Elderly patients differ substantially from younger patients and agerelated
changes in cardiac structure include increased left ventricular
mass, decreased myocyte function and increased apoptosis.89 As
mentioned above there is a natural age-dependent increase in
coexisting co-morbidities such as cerebral vascular disease, renal
dysfunction, anemia, hyponatremia, etc. in elderly patients leading
to higher rates of mortality and hospitalizations when compared with younger patients.90 It was hypothesized that the elderly would
not benefit as much from CRT as the young maybe because of high
incidence of non-cardiac death, on the other hand even a small
relative risk reduction with CRT can become evident when the
absolute risk for mortality is high.
In a MADIT-CRT sub-analysis91 a multivariate analysis
demonstrated that CRT-D therapy was associated with a significant
reduction in the risks of HF or death in patients aged 60-74, and ≥75
years (HR = 0.57 and HR = 0.59, respectively), while no significant
benefit in patients aged <60 years (HR = 0.81) was observed. Other
smaller observational studies have supported this finding.67,92
Recently it was however shown that among elderly patients (>75
years),(N=208) implanted with CRT the cause of death was mainly
non-cardiac (29% in the elderly versus 19% in non-elderly; P<0.001).
Diabetes, impaired renal function and reduced 6-minute walk
distance were independently associated with all-cause mortality in
the elderly patients.93 Competing risk of non-cardiac death could
indicate an overall reduced efficacy of a CRT device among the
elderly. Currently patient selection for CRT considering age relies
on individual physician judgement. Expected lifespan <1 year is
considered a contraindication for CRT-D or ICD. Current evidence
does not support that high age alone should be regarded as a limiting
factor or a contraindication for CRT implantation.

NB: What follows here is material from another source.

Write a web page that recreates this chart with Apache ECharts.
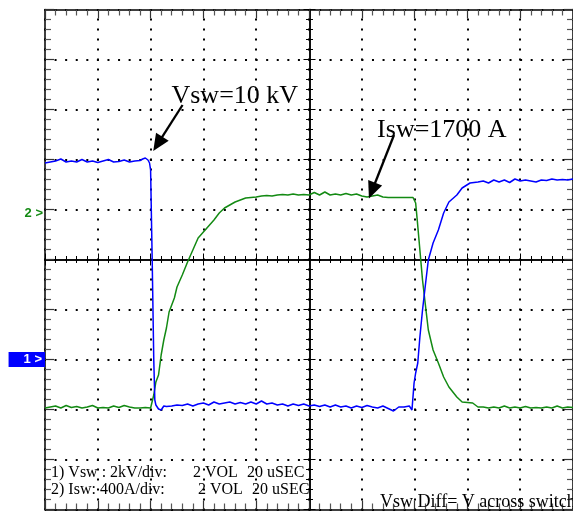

Physicians implanting CRT should take into account several
clinical factors when selecting patients for this therapy. Aside from
the guidelines recommended cardiac criteria of disease severity
(NYHA class), the magnitude of left ventricular dysfunction, QRS
width and morphology as well as rhythm and life-expectancy it is
important to evaluate important comorbid factors. Further data is
needed to help guide clinicians in future patient selection by setting
the right cut-off of risk/benefit and co-morbidity burden where we
cannot expect the device to have an overall positive effect.